↓↓↓

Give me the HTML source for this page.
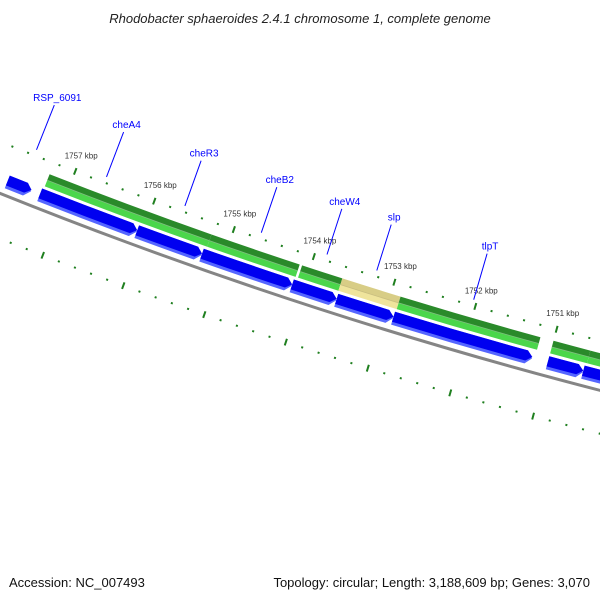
<!DOCTYPE html>
<html><head><meta charset="utf-8"><style>
html,body{margin:0;padding:0;background:#fff;}
svg{display:block;font-family:"Liberation Sans",sans-serif;}
</style></head><body>
<svg id="map" width="600" height="600" viewBox="0 0 600 600">
<text x="300" y="23" text-anchor="middle" font-size="13" font-style="italic" fill="#222">Rhodobacter sphaeroides 2.4.1 chromosome 1, complete genome</text>
<g id="plot"></g>
<text x="9" y="587" font-size="13" fill="#111">Accession: NC_007493</text>
<text x="590" y="587" text-anchor="end" font-size="13" fill="#111">Topology: circular; Length: 3,188,609 bp; Genes: 3,070</text>
</svg>
<script>
// data
const geneStarts = [1757.27, 1755.23, 1754.10, 1753.60, 1752.88, 1751.00, 1750.55];
const geneEnds   = [1755.23, 1754.13, 1753.60, 1752.88, 1751.16, 1750.55, 1749.40];
const geneKinds  = ['gene','gene','gene','misc','gene','gene','gene'];
const cdsStarts  = [1757.70, 1757.29, 1756.07, 1755.26, 1754.14, 1753.59, 1752.89, 1751.00, 1750.57];
const cdsEnds    = [1757.40, 1756.07, 1755.26, 1754.14, 1753.59, 1752.89, 1751.19, 1750.57, 1749.40];
const labelNames = ['RSP_6091','cheA4','cheR3','cheB2','cheW4','slp','tlpT'];
const labelKbp   = [1757.52, 1756.63, 1755.64, 1754.68, 1753.86, 1753.24, 1752.04];
const majorTicks = [1749, 1750, 1751, 1752, 1753, 1754, 1755, 1756, 1757];
const tickLabels = ['1749 kbp','1750 kbp','1751 kbp','1752 kbp','1753 kbp','1754 kbp','1755 kbp','1756 kbp','1757 kbp'];

const NS='http://www.w3.org/2000/svg';
const plot=document.getElementById('plot');
const CX=1825, CY=-4352;
function ang(k){return (105.16+(k-1751)*0.998)*Math.PI/180;}
function P(k,r){const a=ang(k);return [CX+r*Math.cos(a), CY+r*Math.sin(a)];}
function f(p){return p[0].toFixed(2)+' '+p[1].toFixed(2);}
function mk(tag,attrs){const e=document.createElementNS(NS,tag);for(const k in attrs)e.setAttribute(k,attrs[k]);plot.appendChild(e);return e;}
function band(a,b,r1,r2){
  return 'M'+f(P(a,r1))+' A'+r1+' '+r1+' 0 0 0 '+f(P(b,r1))+' L'+f(P(b,r2))+' A'+r2+' '+r2+' 0 0 1 '+f(P(a,r2))+' Z';
}
function arrow(a,b,r1,r2){
  const t=Math.min(0.07,(a-b)*0.4), rm=(r1+r2)/2;
  return 'M'+f(P(a,r1))+' A'+r1+' '+r1+' 0 0 0 '+f(P(b+t,r1))+' L'+f(P(b,rm))+' L'+f(P(b+t,r2))+' A'+r2+' '+r2+' 0 0 1 '+f(P(a,r2))+' Z';
}
const D=5;

// backbone
let bb=mk('path',{d:'M'+f(P(1760,4893+D))+' A'+(4893+D)+' '+(4893+D)+' 0 0 0 '+f(P(1748,4893+D)),fill:'none',stroke:'#858585','stroke-width':3});



// ticks
for(let k=1748.0;k<=1760.01;k+=0.2){
  const kk=Math.round(k*10)/10;
  const major=Math.abs(kk-Math.round(kk))<0.01;
  [4850,4940].forEach(function(r){
    const h=major?3.5:1;
    const a=P(kk,r-h), b=P(kk,r+h);
    const t=mk('line',{x1:a[0].toFixed(2),y1:a[1].toFixed(2),x2:b[0].toFixed(2),y2:b[1].toFixed(2),stroke:'#1f7f1f','stroke-width':2});
    
    
  });
}
majorTicks.forEach(function(k,i){
  const p=P(k,4850);
  const t=mk('text',{x:(p[0]+6).toFixed(1),y:(p[1]-13).toFixed(1),'text-anchor':'middle','font-size':8,fill:'#333'});
  t.textContent=tickLabels[i];
  
  
});

// genes (green / yellow)
geneStarts.forEach(function(a,i){
  const b=geneEnds[i];
  const misc=geneKinds[i]==='misc';
  const g1=mk('path',{d:band(a,b,4857+D,4863.5+D),fill:misc?'#d8cd86':'#2a8a2a'});
  
  
  const g2=mk('path',{d:band(a,b,4863.5+D,4870+D),fill:misc?'#efe49c':'#4bd64b'});
  
  
  const rm=4863.5+D;
  const g3=mk('path',{d:'M'+f(P(a,rm))+' A'+rm+' '+rm+' 0 0 0 '+f(P(b,rm)),fill:'none',stroke:misc?'#c8bd80':'#7fbf7f','stroke-width':0.8});
  
  
});

// CDS (blue arrows)
cdsStarts.forEach(function(a,i){
  const b=cdsEnds[i];
  const c1=mk('path',{d:arrow(a,b,4873+D,4886.5+D),fill:'#5566ff'});
  
  
  const c2=mk('path',{d:arrow(a,b,4873+D,4883.5+D),fill:'#0000f0'});
  
  
});

// gene labels
labelNames.forEach(function(n,i){
  const k=labelKbp[i];
  const pi=P(k,4844), po=P(k,4796);
  const l=mk('line',{x1:pi[0].toFixed(1),y1:pi[1].toFixed(1),x2:po[0].toFixed(1),y2:po[1].toFixed(1),stroke:'#0000ff','stroke-width':1});
  
  
  const t=mk('text',{x:(po[0]+3).toFixed(1),y:(po[1]-4).toFixed(1),'text-anchor':'middle','font-size':10,fill:'#0000ff'});
  t.textContent=n;
  
  
});
</script>
</body></html>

↑↑↑

Short exercise:
Copy the listing over exactly, skipping the pictures it holds.

Output of the task:
Give me the HTML source for this page.
<!DOCTYPE html>
<html><head><meta charset="utf-8"><style>
html,body{margin:0;padding:0;background:#fff;}
svg{display:block;font-family:"Liberation Sans",sans-serif;}
</style></head><body>
<svg id="map" width="600" height="600" viewBox="0 0 600 600">
<text x="300" y="23" text-anchor="middle" font-size="13" font-style="italic" fill="#222">Rhodobacter sphaeroides 2.4.1 chromosome 1, complete genome</text>
<g id="plot"></g>
<text x="9" y="587" font-size="13" fill="#111">Accession: NC_007493</text>
<text x="590" y="587" text-anchor="end" font-size="13" fill="#111">Topology: circular; Length: 3,188,609 bp; Genes: 3,070</text>
</svg>
<script>
// data
const geneStarts = [1757.27, 1755.23, 1754.10, 1753.60, 1752.88, 1751.00, 1750.55];
const geneEnds   = [1755.23, 1754.13, 1753.60, 1752.88, 1751.16, 1750.55, 1749.40];
const geneKinds  = ['gene','gene','gene','misc','gene','gene','gene'];
const cdsStarts  = [1757.70, 1757.29, 1756.07, 1755.26, 1754.14, 1753.59, 1752.89, 1751.00, 1750.57];
const cdsEnds    = [1757.40, 1756.07, 1755.26, 1754.14, 1753.59, 1752.89, 1751.19, 1750.57, 1749.40];
const labelNames = ['RSP_6091','cheA4','cheR3','cheB2','cheW4','slp','tlpT'];
const labelKbp   = [1757.52, 1756.63, 1755.64, 1754.68, 1753.86, 1753.24, 1752.04];
const majorTicks = [1749, 1750, 1751, 1752, 1753, 1754, 1755, 1756, 1757];
const tickLabels = ['1749 kbp','1750 kbp','1751 kbp','1752 kbp','1753 kbp','1754 kbp','1755 kbp','1756 kbp','1757 kbp'];

const NS='http://www.w3.org/2000/svg';
const plot=document.getElementById('plot');
const CX=1825, CY=-4352;
function ang(k){return (105.16+(k-1751)*0.998)*Math.PI/180;}
function P(k,r){const a=ang(k);return [CX+r*Math.cos(a), CY+r*Math.sin(a)];}
function f(p){return p[0].toFixed(2)+' '+p[1].toFixed(2);}
function mk(tag,attrs){const e=document.createElementNS(NS,tag);for(const k in attrs)e.setAttribute(k,attrs[k]);plot.appendChild(e);return e;}
function band(a,b,r1,r2){
  return 'M'+f(P(a,r1))+' A'+r1+' '+r1+' 0 0 0 '+f(P(b,r1))+' L'+f(P(b,r2))+' A'+r2+' '+r2+' 0 0 1 '+f(P(a,r2))+' Z';
}
function arrow(a,b,r1,r2){
  const t=Math.min(0.07,(a-b)*0.4), rm=(r1+r2)/2;
  return 'M'+f(P(a,r1))+' A'+r1+' '+r1+' 0 0 0 '+f(P(b+t,r1))+' L'+f(P(b,rm))+' L'+f(P(b+t,r2))+' A'+r2+' '+r2+' 0 0 1 '+f(P(a,r2))+' Z';
}
const D=5;

// backbone
let bb=mk('path',{d:'M'+f(P(1760,4893+D))+' A'+(4893+D)+' '+(4893+D)+' 0 0 0 '+f(P(1748,4893+D)),fill:'none',stroke:'#858585','stroke-width':3});



// ticks
for(let k=1748.0;k<=1760.01;k+=0.2){
  const kk=Math.round(k*10)/10;
  const major=Math.abs(kk-Math.round(kk))<0.01;
  [4850,4940].forEach(function(r){
    const h=major?3.5:1;
    const a=P(kk,r-h), b=P(kk,r+h);
    const t=mk('line',{x1:a[0].toFixed(2),y1:a[1].toFixed(2),x2:b[0].toFixed(2),y2:b[1].toFixed(2),stroke:'#1f7f1f','stroke-width':2});
    
    
  });
}
majorTicks.forEach(function(k,i){
  const p=P(k,4850);
  const t=mk('text',{x:(p[0]+6).toFixed(1),y:(p[1]-13).toFixed(1),'text-anchor':'middle','font-size':8,fill:'#333'});
  t.textContent=tickLabels[i];
  
  
});

// genes (green / yellow)
geneStarts.forEach(function(a,i){
  const b=geneEnds[i];
  const misc=geneKinds[i]==='misc';
  const g1=mk('path',{d:band(a,b,4857+D,4863.5+D),fill:misc?'#d8cd86':'#2a8a2a'});
  
  
  const g2=mk('path',{d:band(a,b,4863.5+D,4870+D),fill:misc?'#efe49c':'#4bd64b'});
  
  
  const rm=4863.5+D;
  const g3=mk('path',{d:'M'+f(P(a,rm))+' A'+rm+' '+rm+' 0 0 0 '+f(P(b,rm)),fill:'none',stroke:misc?'#c8bd80':'#7fbf7f','stroke-width':0.8});
  
  
});

// CDS (blue arrows)
cdsStarts.forEach(function(a,i){
  const b=cdsEnds[i];
  const c1=mk('path',{d:arrow(a,b,4873+D,4886.5+D),fill:'#5566ff'});
  
  
  const c2=mk('path',{d:arrow(a,b,4873+D,4883.5+D),fill:'#0000f0'});
  
  
});

// gene labels
labelNames.forEach(function(n,i){
  const k=labelKbp[i];
  const pi=P(k,4844), po=P(k,4796);
  const l=mk('line',{x1:pi[0].toFixed(1),y1:pi[1].toFixed(1),x2:po[0].toFixed(1),y2:po[1].toFixed(1),stroke:'#0000ff','stroke-width':1});
  
  
  const t=mk('text',{x:(po[0]+3).toFixed(1),y:(po[1]-4).toFixed(1),'text-anchor':'middle','font-size':10,fill:'#0000ff'});
  t.textContent=n;
  
  
});
</script>
</body></html>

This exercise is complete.